Par contre, il faut « faire le ménage avant de montrer l’intérieur de sa garde-robe », illustre Sylvie St-Onge. «Certaines petites entreprises ont grossi rapidement et ont été gérées à la va-comme-je-te-pousse. Elles ont tout intérêt à établir une structure salariale claire, à établir les principes sur lesquels se fondent les règles du jeu.» Cela permet aussi de corriger les anomalies, si une personne est payée plus que les autres, souligne-t-elle. Sans réduire sa paie, il est possible de lui proposer un plan de développement des compétences et la prévenir qu’elle n’aura pas d’augmentation tant que les autres ne l’auront pas rejointe sur son échelon.

Préparer le terrain

De plus, vaut mieux éviter d’aller trop vite – ou trop loin. Par exemple, si publier les échelles salariales à même ses offres d’emplois est une bonne idée pour les candidats, il faut préparer le terrain avant, avertit Mélissa Pilon. «Si une personne apprend sur les médias sociaux qu’elle est payée au minimum de l’échelle alors qu’elle pensait se situer en haut, elle risque d’être démotivée. Avant d’ouvrir à l’externe, il faut faire ses devoirs à l’interne, sinon cela peut créer des vagues et des frustrations.» Bref, les échelles salariales sont souvent teintées de gris, et il faut pouvoir l’expliquer et le faire comprendre.

Même si c’est exigeant, se montrer plus transparent apporte plusieurs bénéfices.

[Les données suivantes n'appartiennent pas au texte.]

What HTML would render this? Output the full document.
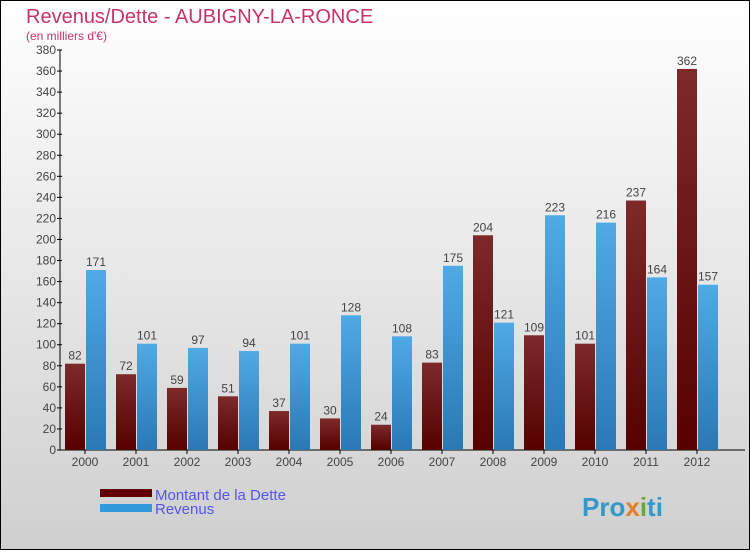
<!DOCTYPE html>
<html><head><meta charset="utf-8"><style>
body{margin:0;}
svg text{font-family:"Liberation Sans",sans-serif;}
</style></head><body>
<svg width="750" height="550" xmlns="http://www.w3.org/2000/svg">
<defs>
<linearGradient id="bg" x1="0" y1="0" x2="0" y2="1"><stop offset="0" stop-color="#ffffff"/><stop offset="1" stop-color="#cfcfcf"/></linearGradient>
<linearGradient id="gd" x1="0" y1="0" x2="0" y2="1"><stop offset="0" stop-color="#7e2a2a"/><stop offset="1" stop-color="#560000"/></linearGradient>
<linearGradient id="gr" x1="0" y1="0" x2="0" y2="1"><stop offset="0" stop-color="#4faae6"/><stop offset="1" stop-color="#2a78b4"/></linearGradient>
</defs>
<rect x="0.5" y="0.5" width="749" height="549" fill="url(#bg)" stroke="#000"/>
<text x="26" y="23" font-size="20" fill="#c8336a">Revenus/Dette - AUBIGNY-LA-RONCE</text>
<text x="26" y="40" font-size="12" fill="#c8336a">(en milliers d'€)</text>
<g id="axes"></g>
<g id="bars"></g>
<rect x="100" y="489" width="52" height="8" fill="#600000"/>
<rect x="100" y="504" width="52" height="8" fill="#3399dd"/>
<text x="155" y="500" font-size="15" fill="#5555ee">Montant de la Dette</text>
<text x="155" y="514" font-size="15" fill="#5555ee">Revenus</text>
<text x="582" y="516" font-size="26" font-weight="bold" fill="#3399cc">Pro<tspan fill="#e67e22">x</tspan><tspan fill="#66aa33">i</tspan>ti</text>
</svg>
<script>
const years=["2000","2001","2002","2003","2004","2005","2006","2007","2008","2009","2010","2011","2012"];
const dette=[82,72,59,51,37,30,24,83,204,109,101,237,362];
const revenus=[171,101,97,94,101,128,108,175,121,223,216,164,157];
const yTicks=[0,20,40,60,80,100,120,140,160,180,200,220,240,260,280,300,320,340,360,380];
const NS="http://www.w3.org/2000/svg";
const y0=450,yTop=50,yMax=380,x0=60,gap=51,c0=85,bw=20;
const yS=v=>y0-(v/yMax)*(y0-yTop);
const xS=i=>c0+i*gap;
function mk(t,a,p){const e=document.createElementNS(NS,t);for(const k in a)e.setAttribute(k,a[k]);p.appendChild(e);return e;}
const ax=document.getElementById('axes'),bars=document.getElementById('bars');
const yl=mk('line',{x1:x0,y1:yTop,x2:x0,y2:y0,stroke:'#000'},ax);


const xl=mk('line',{x1:x0,y1:y0,x2:745,y2:y0,stroke:'#000'},ax);


yTicks.forEach(v=>{
 mk('line',{x1:x0-3,y1:yS(v),x2:x0+2,y2:yS(v),stroke:'#000'},ax);
 const t=mk('text',{x:x0-4,y:yS(v)+4,'font-size':12,'text-anchor':'end',fill:'#444'},ax);
 
 
 t.textContent=v;
});
years.forEach((yr,i)=>{
 const c=xS(i);
 mk('line',{x1:c,y1:y0,x2:c,y2:y0+4,stroke:'#000'},ax);
 const t=mk('text',{x:c,y:y0+16,'font-size':12,'text-anchor':'middle',fill:'#444'},ax);
 
 
 t.textContent=yr;
 [[dette[i],c-bw,'url(#gd)','bar-dette'],[revenus[i],c+1,'url(#gr)','bar-revenus']].forEach(([v,x,f,n])=>{
  const r=mk('rect',{x:x,y:yS(v),width:bw,height:y0-yS(v),fill:f},bars);
  
  
  const l=mk('text',{x:x+bw/2,y:yS(v)-4,'font-size':12,'text-anchor':'middle',fill:'#444'},bars);
  
  
  l.textContent=v;
 });
});
</script>
</body></html>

Le choix d’établir des balises claires augmente la confiance des troupes et force les organisations à se tenir à jour, fait valoir Mélissa Pilon. «Cela permet aussi de se positionner comme un leader dans le marché.» Cela minimise aussi les risques de mauvaises perceptions et de rumeurs. «Mais surtout, plus les entreprises vont se montrer ouvertes sur ces questions, plus les écarts vont s’effacer et les iniquités, disparaître», ajoute-t-elle. Le jeu en vaut donc la chandelle, croit Catherine Lamontagne. D’ailleurs, la présidente d’OROKOM ne reviendrait pas en arrière.